Curators Anne Faucheret and Vanessa Joan Müller of Kunsthalle Vienna write that their show “maps and provides new tools for the fight against sexism and other forms of discrimination in post-industrial societies.” They “acknowledge the gendering, ethnicizing, and racializing biases inscribed and embedded in technologies generally taken as ‘neutral.’” But many works resisted this kind of technopositivist solutionism: they did not provide tools. For instance, Miao Ying produced her stunning paintings “Blind Spots”(2019) by painstakingly typing every word from a 1,869-page Mandarin dictionary into the now-defunct www.google.cn. Whenever a word was blocked on Google, she masked it out on her dictionary’s pages with white tape, creating the artwork Blind Spot (2007), which is not on view. In the paintings, censored terms like “politics,” “people,” and “love” are shown on canvas, partially effaced by draped plastic with images drawn on. As with Uddenburg’s and Moulton’s works, Miao’s revels in the absurdity and feelings of powerlessness than can accompany networked agency, rather than providing tools or solutions. Art’s role, after all, is not to solve problems, and when technology tries to solve them, it usually ends up producing new ones.

Moreover, Miao’s paintings had nothing to do with gender. Did the curators mean to suggest that to make as a woman is a feminist act? Did they regurgitate the trope that cis men are neutral and everyone else is gendered? Or did they reinforce the Freudian notion that hysterical, meticulous acts like Miao’s are, indeed, feminized?

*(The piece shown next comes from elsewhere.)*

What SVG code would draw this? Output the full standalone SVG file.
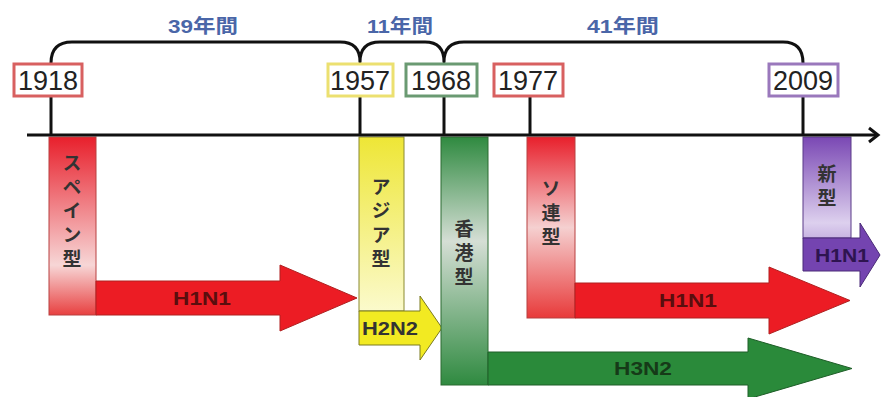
<svg xmlns="http://www.w3.org/2000/svg" width="881" height="397" viewBox="0 0 881 397">
<defs>
<style>
.yr{fill:#fff;stroke-width:3}
.yt{font-family:"Liberation Sans",Arial,sans-serif;font-size:27px;fill:#222;text-anchor:middle}
.ln{fill:none;stroke:#111;stroke-width:3}
.br{fill:none;stroke:#111;stroke-width:3;stroke-linejoin:round}
.bl{font-family:"Liberation Sans","Noto Sans CJK JP",sans-serif;font-size:19px;font-weight:bold;fill:#4a66a8;text-anchor:middle}
.vt{font-family:"Noto Sans CJK JP",sans-serif;font-size:19px;font-weight:bold;fill:#333;writing-mode:vertical-rl;letter-spacing:5px}
.al{font-family:"Liberation Sans",Arial,sans-serif;font-size:18px;font-weight:bold;text-anchor:middle}
</style>
<linearGradient id="gRed" x1="0" y1="0" x2="0" y2="1">
<stop offset="0" stop-color="#e8202c"/>
<stop offset="0.72" stop-color="#f7d6d6"/>
<stop offset="1" stop-color="#e84040"/>
</linearGradient>
<linearGradient id="gRed2" x1="0" y1="0" x2="0" y2="1">
<stop offset="0" stop-color="#e8202c"/>
<stop offset="0.5" stop-color="#f5d0d0"/>
<stop offset="1" stop-color="#e83a3a"/>
</linearGradient>
<linearGradient id="gYel" x1="0" y1="0" x2="0" y2="1">
<stop offset="0" stop-color="#eee636"/>
<stop offset="1" stop-color="#fbfacc"/>
</linearGradient>
<linearGradient id="gGrn" x1="0" y1="0" x2="0" y2="1">
<stop offset="0" stop-color="#2f8a40"/>
<stop offset="0.42" stop-color="#d5ded5"/>
<stop offset="1" stop-color="#2f8a40"/>
</linearGradient>
<linearGradient id="gPur" x1="0" y1="0" x2="0" y2="1">
<stop offset="0" stop-color="#7a48b4"/>
<stop offset="0.85" stop-color="#ddd0ee"/>
<stop offset="1" stop-color="#c8b4e2"/>
</linearGradient>
</defs>

<g id="connectors">
<path class="br" d="M51,63 Q51,42 72,42 L340,42 Q360,42 360,62 Q360,42 380,42 L425,42 Q444,42 444,62 Q444,42 464,42 L783,42 Q803,42 803,63"/>
<line class="ln" x1="51" y1="96" x2="51" y2="135"/>
<line class="ln" x1="360" y1="96" x2="360" y2="135"/>
<line class="ln" x1="444" y1="96" x2="444" y2="135"/>
<line class="ln" x1="530" y1="96" x2="530" y2="135"/>
<line class="ln" x1="803" y1="96" x2="803" y2="135"/>
</g>

<g id="label-39"><text class="bl" x="203" y="33" textLength="70" lengthAdjust="spacingAndGlyphs">39年間</text></g>
<g id="label-11"><text class="bl" x="400" y="33" textLength="66" lengthAdjust="spacingAndGlyphs">11年間</text></g>
<g id="label-41"><text class="bl" x="623" y="33" textLength="72" lengthAdjust="spacingAndGlyphs">41年間</text></g>

<g id="spain">
<rect x="49" y="137" width="47" height="178" fill="url(#gRed)" stroke="#b84040" stroke-width="1"/>
<text class="vt" x="72" y="153">スペイン型</text>
<polygon points="96,281 280,281 280,265 357,298 280,331 280,315 96,315" fill="#ec1c24" stroke="#b02020" stroke-width="1"/>
<text class="al" x="202" y="305" fill="#5a0e0e" textLength="58" lengthAdjust="spacingAndGlyphs">H1N1</text>
</g>

<g id="asia">
<rect x="359" y="137" width="45" height="174" fill="url(#gYel)" stroke="#8a8a30" stroke-width="1"/>
<text class="vt" x="381" y="177">アジア型</text>
<polygon points="359,311 420,311 420,296 442,328 420,360 420,345 359,345" fill="#f2ea22" stroke="#7a7a20" stroke-width="1"/>
<text class="al" x="390" y="335" fill="#333" textLength="56" lengthAdjust="spacingAndGlyphs">H2N2</text>
</g>

<g id="hongkong">
<rect x="441" y="137" width="47" height="248" fill="url(#gGrn)" stroke="#2a6a30" stroke-width="1"/>
<text class="vt" x="464" y="219">香港型</text>
<polygon points="488,352 748,352 748,338 852,368.5 748,399 748,385 488,385" fill="#2a8a3a" stroke="#1e5e28" stroke-width="1"/>
<text class="al" x="643" y="375" fill="#163a18" textLength="58" lengthAdjust="spacingAndGlyphs">H3N2</text>
</g>

<g id="soviet">
<rect x="527" y="137" width="48" height="181" fill="url(#gRed2)" stroke="#b84040" stroke-width="1"/>
<text class="vt" x="551" y="179">ソ連型</text>
<polygon points="575,283 769,283 769,267 850,300.5 769,334 769,318 575,318" fill="#ec1c24" stroke="#b02020" stroke-width="1"/>
<text class="al" x="688" y="307" fill="#5a0e0e" textLength="58" lengthAdjust="spacingAndGlyphs">H1N1</text>
</g>

<g id="new">
<rect x="803" y="137" width="48" height="101" fill="url(#gPur)" stroke="#5a3a88" stroke-width="1"/>
<text class="vt" x="827" y="164">新型</text>
<polygon points="803,238 860,238 860,223 880,255 860,287 860,271 803,271" fill="#7444b0" stroke="#4a2a78" stroke-width="1"/>
<text class="al" x="842" y="262" fill="#2e1450" textLength="54" lengthAdjust="spacingAndGlyphs">H1N1</text>
</g>

<g id="axis">
<line class="ln" x1="27" y1="135" x2="878" y2="135"/>
<polyline class="ln" points="869,128 878,135 869,142"/>
</g>

<g id="y1918"><rect class="yr" x="14" y="64" width="68" height="32" stroke="#d86060"/><text class="yt" x="48" y="90">1918</text></g>
<g id="y1957"><rect class="yr" x="328" y="64" width="65" height="32" stroke="#ece070"/><text class="yt" x="360" y="90">1957</text></g>
<g id="y1968"><rect class="yr" x="406" y="64" width="71" height="32" stroke="#6a9a72"/><text class="yt" x="441" y="90">1968</text></g>
<g id="y1977"><rect class="yr" x="494" y="64" width="69" height="32" stroke="#d86060"/><text class="yt" x="528" y="90">1977</text></g>
<g id="y2009"><rect class="yr" x="769" y="64" width="69" height="32" stroke="#9a78bc"/><text class="yt" x="803" y="90">2009</text></g>
</svg>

Heike Munder of the Migros Museum claimed that the works in her show consider how “new freedoms opened up by the World Wide Web have gone hand in hand with the entrenchment of existing hierarchies and power structures,” while turning “the spotlight on the tension between the body and technology and on discriminatory gender norms.”

The Migros show included Wu Tsang’s video A Day in the Life of Bliss (2014), a two-channel video installation featuring stunning dances by the performance artist Boychild: one in a public space, after which Boychild is arrested; another in a safer, domestic environment. But in Tsang’s video, technology was simply an apparatus: the lighting and camera exist in harmony, rather than tension, with Boychild’s dance. In this case, as with other pieces in both shows, “technology” described physical aspects of art on view (shiny things that light up), rather than any object of critique. Tsang’s apparent ambivalence is an important view that no doubt embodies much of the zeitgeist. It should not be conflated with a critical address of digital power structures, though it is just as valid a position.

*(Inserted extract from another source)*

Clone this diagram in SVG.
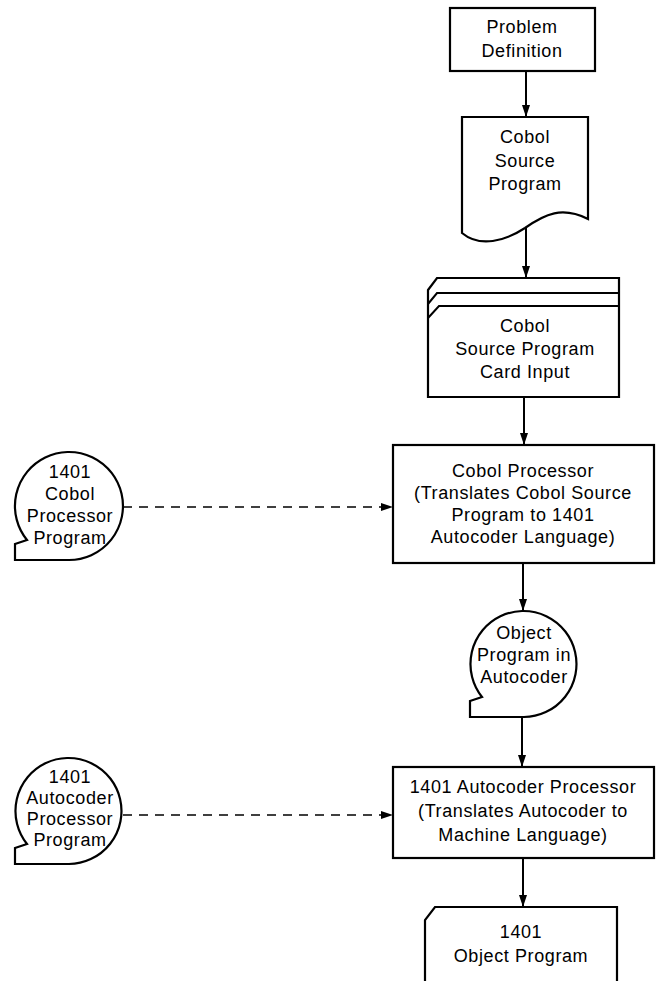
<svg xmlns="http://www.w3.org/2000/svg" width="660" height="981" viewBox="0 0 660 981">
<defs>
<marker id="ah" viewBox="0 0 12 8" refX="12" refY="4" markerWidth="12" markerHeight="8" markerUnits="userSpaceOnUse" orient="auto">
<path d="M0,0 L12,4 L0,8 Z" fill="#000"/>
</marker>
<style>
.s{fill:#fff;stroke:#000;stroke-width:2.2;stroke-linejoin:miter}
.t{font-family:"Liberation Sans",Arial,sans-serif;font-size:18px;letter-spacing:0.6px;text-anchor:middle;fill:#000}
.c{fill:none;stroke:#000;stroke-width:2}
.d{fill:none;stroke:#000;stroke-width:1.6;stroke-dasharray:9 7}
</style>
</defs>
<rect width="660" height="981" fill="#fff"/>
<g id="connectors">
<line class="c" x1="526" y1="71" x2="526" y2="117" marker-end="url(#ah)"/>
<line class="c" x1="526" y1="226" x2="526" y2="278" marker-end="url(#ah)"/>
<line class="c" x1="524" y1="397" x2="524" y2="445" marker-end="url(#ah)"/>
<line class="c" x1="523" y1="563" x2="523" y2="611" marker-end="url(#ah)"/>
<line class="c" x1="522" y1="717" x2="522" y2="767" marker-end="url(#ah)"/>
<line class="c" x1="523" y1="858" x2="523" y2="907" marker-end="url(#ah)"/>
<line class="d" x1="123" y1="507" x2="393" y2="507" marker-end="url(#ah)"/>
<line class="d" x1="123" y1="815" x2="393" y2="815" marker-end="url(#ah)"/>
</g>
<g id="problem-definition">
<rect class="s" x="450" y="8" width="145" height="63"/>
<text class="t" x="522" y="33">Problem</text>
<text class="t" x="522" y="57">Definition</text>
</g>
<g id="cobol-source-document">
<path class="s" d="M462,117 H588 V219 C562,206 545,214 525,228 C505,241 480,248 462,233 Z"/>
<text class="t" x="525" y="143">Cobol</text>
<text class="t" x="525" y="167">Source</text>
<text class="t" x="525" y="190">Program</text>
</g>
<g id="card-input">
<path class="s" d="M428,290 L437,278 H619 V397 H428 Z"/>
<path class="c" d="M428,304 L437,293 H619"/>
<path class="c" d="M428,318 L439,306 H619"/>
<text class="t" x="525" y="332">Cobol</text>
<text class="t" x="525" y="355">Source Program</text>
<text class="t" x="525" y="378">Card Input</text>
</g>
<g id="cobol-processor-program">
<path class="s" d="M69,560 H15 V544 L27,540 A54,54 0 1 1 69,560 Z"/>
<text class="t" x="70" y="478">1401</text>
<text class="t" x="70" y="500">Cobol</text>
<text class="t" x="70" y="522">Processor</text>
<text class="t" x="70" y="544">Program</text>
</g>
<g id="cobol-processor">
<rect class="s" x="393" y="445" width="261" height="118"/>
<text class="t" x="523" y="477">Cobol Processor</text>
<text class="t" x="523" y="499">(Translates Cobol Source</text>
<text class="t" x="523" y="521">Program to 1401</text>
<text class="t" x="523" y="543">Autocoder Language)</text>
</g>
<g id="object-program-autocoder">
<path class="s" d="M524,717 H470 V701 L482,697 A53,53 0 1 1 524,717 Z"/>
<text class="t" x="524" y="639">Object</text>
<text class="t" x="524" y="661">Program in</text>
<text class="t" x="524" y="683">Autocoder</text>
</g>
<g id="autocoder-processor-program">
<path class="s" d="M69,864 H15 V848 L27,844 A53,53 0 1 1 69,864 Z"/>
<text class="t" x="70" y="783">1401</text>
<text class="t" x="70" y="804">Autocoder</text>
<text class="t" x="70" y="825">Processor</text>
<text class="t" x="70" y="846">Program</text>
</g>
<g id="autocoder-processor">
<rect class="s" x="393" y="767" width="261" height="91"/>
<text class="t" x="523" y="793">1401 Autocoder Processor</text>
<text class="t" x="523" y="817">(Translates Autocoder to</text>
<text class="t" x="523" y="841">Machine Language)</text>
</g>
<g id="object-program">
<path class="s" d="M425,984 V920 L435,907 H617 V984"/>
<text class="t" x="521" y="938">1401</text>
<text class="t" x="521" y="962">Object Program</text>
</g>
</svg>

The curators of both exhibitions agree that the internet didn’t liberate us from misogyny, and in fact has been used as a tool to exacerbate it: an important if obvious note that comes at the expense of a sensitive reading of the art. Both shows offered manifesto-like curatorial statements that often stifled the varied ambitions of the bodies of work presented. At the same time, work addressing porn (like Ann Hirsch’s) which does indeed fulfill the curators’ calls, was conspicuously absent, even though porn fuels both the internet and feminist debates alike.

While both exhibitions presented a rich and varied selection of work, their heavy-handed framings missed the chance to add some nuance to this theoretical trend, and seemed a step behind the artists, many of whom offered not activism or criticism but inconclusive ambivalence and absurdity.